Retype the data exactly, from its first line to the line containing "plt.rcParams['font.family'] = ['Liberation", including both, and skip any picture.

— start Material —

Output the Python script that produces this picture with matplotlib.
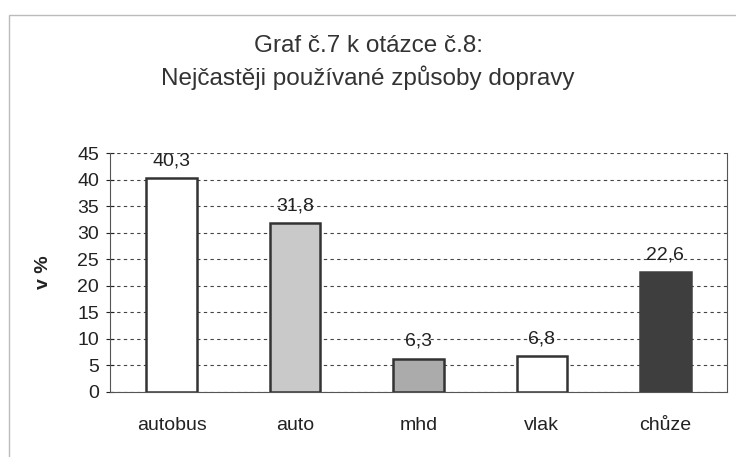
import matplotlib.pyplot as plt
from matplotlib.patches import Rectangle

plt.rcParams['font.family'] = ['Liberation Sans', 'DejaVu Sans']

# data
categories = ['autobus', 'auto', 'mhd', 'vlak', 'chůze']
values = [40.3, 31.8, 6.3, 6.8, 22.6]
bar_colors = ['#ffffff', '#c9c9c9', '#ababab', '#ffffff', '#3e3e3e']
edge_colors = ['#333333', '#333333', '#333333', '#333333', '#3e3e3e']
yticks = [0, 5, 10, 15, 20, 25, 30, 35, 40, 45]

fig = plt.figure(figsize=(7.36, 4.57), dpi=100)
ax = fig.add_axes([110 / 736, 1 - 392 / 457, 617 / 736, 239 / 457])

x = range(len(categories))
ax.bar(x, values, width=0.41, color=bar_colors, edgecolor=edge_colors, linewidth=1.8, zorder=3)

for i, v in enumerate(values):
    ax.text(i, v + 2.4, f'{v:.1f}'.replace('.', ','), ha='center', va='baseline',
            fontsize=14, color='#222222', zorder=4)

ax.set_xlim(-0.5, len(categories) - 0.5)
ax.set_ylim(0, 45)
ax.set_yticks(yticks)
ax.set_xticks(list(x))
ax.set_xticklabels(categories)
ax.tick_params(axis='x', length=0, pad=18, labelsize=14, colors='#222222')
ax.tick_params(axis='y', direction='inout', length=6, width=0.8, pad=5, labelsize=14, colors='#222222')
ax.yaxis.grid(True, linestyle=(0, (3, 3)), color='#444444', linewidth=0.8, zorder=0)

for s in ['left', 'right', 'bottom']:
    ax.spines[s].set_color('#555555')
    ax.spines[s].set_linewidth(0.8)
ax.spines['top'].set_visible(False)

ax.set_ylabel('v %', fontsize=14, fontweight='bold', labelpad=18, color='#222222')

fig.text(0.5, 1 - 46 / 457, 'Graf č.7 k otázce č.8:', ha='center', va='center',
         fontsize=17.5, color='#333333')
fig.text(0.5, 1 - 78 / 457, 'Nejčastěji používané způsoby dopravy', ha='center', va='center',
         fontsize=17.5, color='#333333')

# outer frame of the chart area
fig.patches.append(Rectangle((9 / 736, -0.02), 0.99, 1 - 15 / 457 + 0.02,
                             transform=fig.transFigure, fill=False,
                             edgecolor='#bbbbbb', linewidth=1.0))

fig.savefig('out.png', dpi=100)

— end Material —

■ **Written solution**:
Output the Python script that produces this picture with matplotlib.
import matplotlib.pyplot as plt
from matplotlib.patches import Rectangle

plt.rcParams['font.family'] = ['Liberation Sans', 'DejaVu Sans']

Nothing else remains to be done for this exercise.